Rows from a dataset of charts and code
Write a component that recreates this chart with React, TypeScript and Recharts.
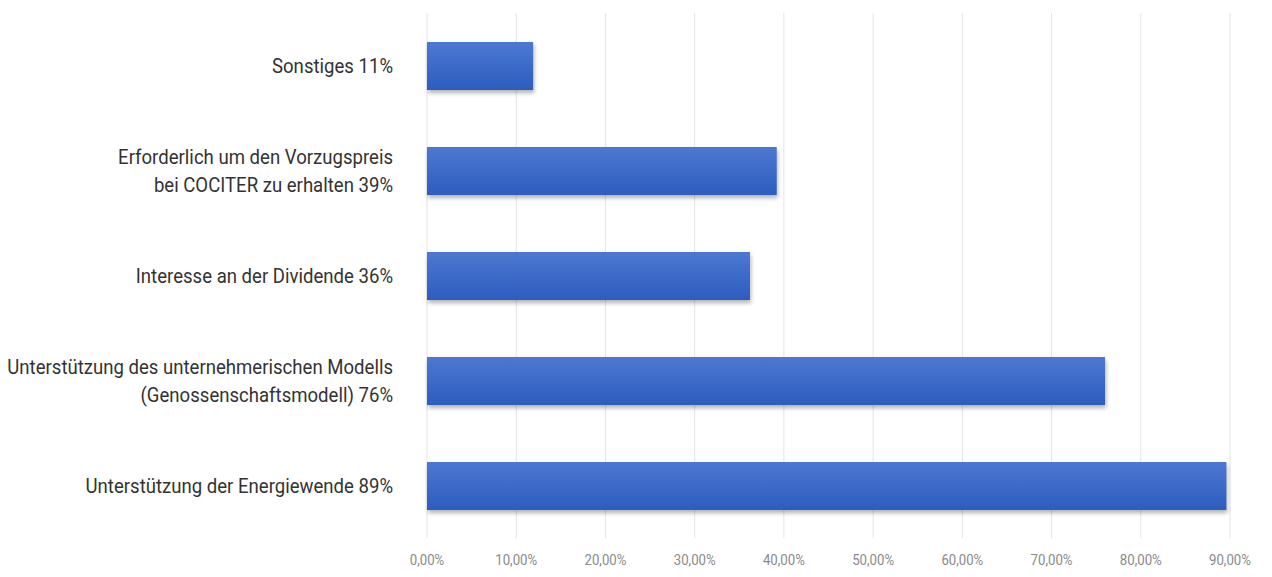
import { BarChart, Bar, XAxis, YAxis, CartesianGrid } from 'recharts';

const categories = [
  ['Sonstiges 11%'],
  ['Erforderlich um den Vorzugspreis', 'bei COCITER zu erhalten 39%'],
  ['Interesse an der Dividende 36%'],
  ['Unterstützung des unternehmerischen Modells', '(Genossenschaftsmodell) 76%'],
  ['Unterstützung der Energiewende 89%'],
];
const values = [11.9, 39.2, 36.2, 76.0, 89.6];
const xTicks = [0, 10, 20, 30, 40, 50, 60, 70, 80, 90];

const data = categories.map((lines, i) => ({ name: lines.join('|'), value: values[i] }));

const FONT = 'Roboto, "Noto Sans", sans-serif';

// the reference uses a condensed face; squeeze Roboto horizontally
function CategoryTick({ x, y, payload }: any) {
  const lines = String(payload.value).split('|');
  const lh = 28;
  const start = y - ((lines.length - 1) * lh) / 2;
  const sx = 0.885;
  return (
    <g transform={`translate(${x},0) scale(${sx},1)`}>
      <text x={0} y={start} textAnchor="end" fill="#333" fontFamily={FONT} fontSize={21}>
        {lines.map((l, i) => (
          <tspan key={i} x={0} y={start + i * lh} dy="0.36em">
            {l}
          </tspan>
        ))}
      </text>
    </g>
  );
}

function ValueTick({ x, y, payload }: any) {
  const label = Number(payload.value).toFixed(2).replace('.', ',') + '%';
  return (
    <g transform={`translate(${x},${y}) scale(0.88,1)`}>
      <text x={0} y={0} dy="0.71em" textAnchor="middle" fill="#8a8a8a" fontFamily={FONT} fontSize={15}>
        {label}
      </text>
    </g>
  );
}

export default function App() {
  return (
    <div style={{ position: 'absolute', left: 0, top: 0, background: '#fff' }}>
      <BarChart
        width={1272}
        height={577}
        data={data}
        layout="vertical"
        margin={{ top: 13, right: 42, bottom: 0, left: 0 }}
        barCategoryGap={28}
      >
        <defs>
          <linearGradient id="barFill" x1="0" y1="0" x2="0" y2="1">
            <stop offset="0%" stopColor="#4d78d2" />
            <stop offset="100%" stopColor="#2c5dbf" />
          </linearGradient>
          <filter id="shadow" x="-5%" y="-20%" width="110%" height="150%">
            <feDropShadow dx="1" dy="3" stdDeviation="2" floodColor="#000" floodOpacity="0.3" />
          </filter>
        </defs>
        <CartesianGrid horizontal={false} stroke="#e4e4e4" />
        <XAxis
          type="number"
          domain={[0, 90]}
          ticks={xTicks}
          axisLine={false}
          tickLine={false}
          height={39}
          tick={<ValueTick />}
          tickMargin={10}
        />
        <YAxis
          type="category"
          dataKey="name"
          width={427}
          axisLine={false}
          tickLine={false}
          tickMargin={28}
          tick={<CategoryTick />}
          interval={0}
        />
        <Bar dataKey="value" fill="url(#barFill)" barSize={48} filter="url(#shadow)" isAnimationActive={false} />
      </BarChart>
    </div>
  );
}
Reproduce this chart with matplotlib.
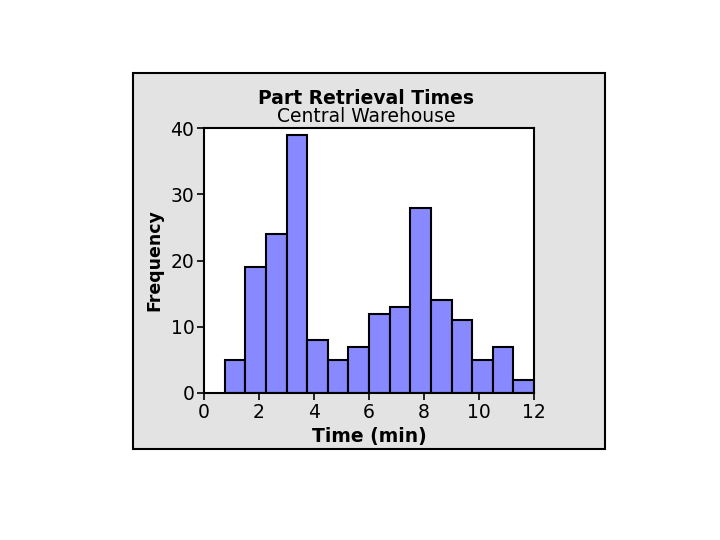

**EXERCISE DESCRIPTION**
Repeat each entry exactly as it appears; skip any picture.

**ANSWER TO THE EXERCISE**
Write a component that recreates this chart with React, TypeScript and Recharts.
import { BarChart, Bar, XAxis, YAxis, CartesianGrid } from 'recharts';

const categories = [
  ['Sonstiges 11%'],
  ['Erforderlich um den Vorzugspreis', 'bei COCITER zu erhalten 39%'],
  ['Interesse an der Dividende 36%'],
  ['Unterstützung des unternehmerischen Modells', '(Genossenschaftsmodell) 76%'],
  ['Unterstützung der Energiewende 89%'],
];
const values = [11.9, 39.2, 36.2, 76.0, 89.6];
const xTicks = [0, 10, 20, 30, 40, 50, 60, 70, 80, 90];

const data = categories.map((lines, i) => ({ name: lines.join('|'), value: values[i] }));

const FONT = 'Roboto, "Noto Sans", sans-serif';

// the reference uses a condensed face; squeeze Roboto horizontally
function CategoryTick({ x, y, payload }: any) {
  const lines = String(payload.value).split('|');
  const lh = 28;
  const start = y - ((lines.length - 1) * lh) / 2;
  const sx = 0.885;
  return (
    <g transform={`translate(${x},0) scale(${sx},1)`}>
      <text x={0} y={start} textAnchor="end" fill="#333" fontFamily={FONT} fontSize={21}>
        {lines.map((l, i) => (
          <tspan key={i} x={0} y={start + i * lh} dy="0.36em">
            {l}
          </tspan>
        ))}
      </text>
    </g>
  );
}

function ValueTick({ x, y, payload }: any) {
  const label = Number(payload.value).toFixed(2).replace('.', ',') + '%';
  return (
    <g transform={`translate(${x},${y}) scale(0.88,1)`}>
      <text x={0} y={0} dy="0.71em" textAnchor="middle" fill="#8a8a8a" fontFamily={FONT} fontSize={15}>
        {label}
      </text>
    </g>
  );
}

export default function App() {
  return (
    <div style={{ position: 'absolute', left: 0, top: 0, background: '#fff' }}>
      <BarChart
        width={1272}
        height={577}
        data={data}
        layout="vertical"
        margin={{ top: 13, right: 42, bottom: 0, left: 0 }}
        barCategoryGap={28}
      >
        <defs>
          <linearGradient id="barFill" x1="0" y1="0" x2="0" y2="1">
            <stop offset="0%" stopColor="#4d78d2" />
            <stop offset="100%" stopColor="#2c5dbf" />
          </linearGradient>
          <filter id="shadow" x="-5%" y="-20%" width="110%" height="150%">
            <feDropShadow dx="1" dy="3" stdDeviation="2" floodColor="#000" floodOpacity="0.3" />
          </filter>
        </defs>
        <CartesianGrid horizontal={false} stroke="#e4e4e4" />
        <XAxis
          type="number"
          domain={[0, 90]}
          ticks={xTicks}
          axisLine={false}
          tickLine={false}
          height={39}
          tick={<ValueTick />}
          tickMargin={10}
        />
        <YAxis
          type="category"
          dataKey="name"
          width={427}
          axisLine={false}
          tickLine={false}
          tickMargin={28}
          tick={<CategoryTick />}
          interval={0}
        />
        <Bar dataKey="value" fill="url(#barFill)" barSize={48} filter="url(#shadow)" isAnimationActive={false} />
      </BarChart>
    </div>
  );
}
Reproduce this chart with matplotlib.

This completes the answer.